High Flying Bird, in contrast, is far more cynical. “The league is a business,” Ray reprimands Erick. “Business. We are in business.” While Michael Jordan won his freedom through a buzzer beater in Space Jam, High Flying Bird quashes the notion that on-court victory even matters. The film’s NBA isn’t a conduit for greatness but rather a cold, unfeeling corporation in which MacLachlan’s snot-rocketing executive profits off of black men scraping against each other in a zero-sum game. High Flying Bird could be called an anti-Sports Movie: its goal is not to uplift, but rather to provoke, mobilize and envision a future in which the players themselves own the league. And in contrast to the sweeping cinematography of other sports films, High Flying Bird was shot on an iPhone.
In real life, the 2011 lockout ended in relative defeat for the players’ union, as NBA owners forced players to accept a reduction in their share of revenue. But since then, players have taken steps to increase both their income and agency, drastically changing the landscape of the league.
LeBron James, in particular, has been revolutionary in how he wields power over his own career. He has encouraged other players to follow his lead in claiming autonomy, and he condemned a double standard that shackles devoted superstars to teams while allowing owners to trade them when it suits their business strategy. (On Wednesday, he took to Instagram to criticize the way in which Harrison Barnes was unceremoniously shipped off for a trade during a game.) This season has seen several stars—including Jimmy Butler and Anthony Davis—use their leverage to forge their own career paths rather than stay beholden to team owners.
These efforts have been aided by the rise of social media and other online outlets that allow players to control their own public image and speak out on political and social causes. James famously tangled with Donald Trump on Twitter, while Kevin Love opened a dialogue about mental health issues on The Players’ Tribune, a media platform founded by Derek Jeter.
Meanwhile, a massive $24-billion TV deal, combined with a favorable 2017 bargaining agreement negotiated by Michele Roberts, the leader of the N.B.A.’s players union, landed huge payday opportunities for young stars, 45 percent raises for players on minimum contracts and higher minimum salaries for veterans.
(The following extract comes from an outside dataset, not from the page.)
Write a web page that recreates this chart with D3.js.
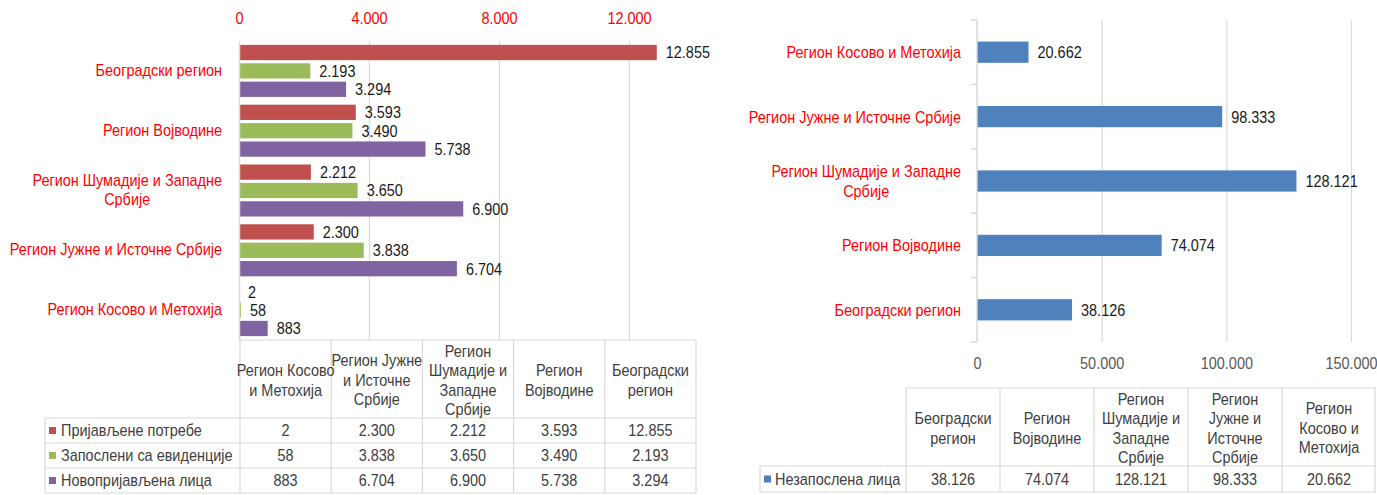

In High Flying Bird, Ray aims even higher, dreaming of a radical player-owned league in which games are streamed straight to YouTube or Netflix. Such a drastic shift seems unlikely any time soon. Until then, activists, filmmakers, and the players will continue to work to challenge power structures and shake the perception that athletes are not looked at as “super animals,” as Edwards wrote in 1969, but treated with full humanity.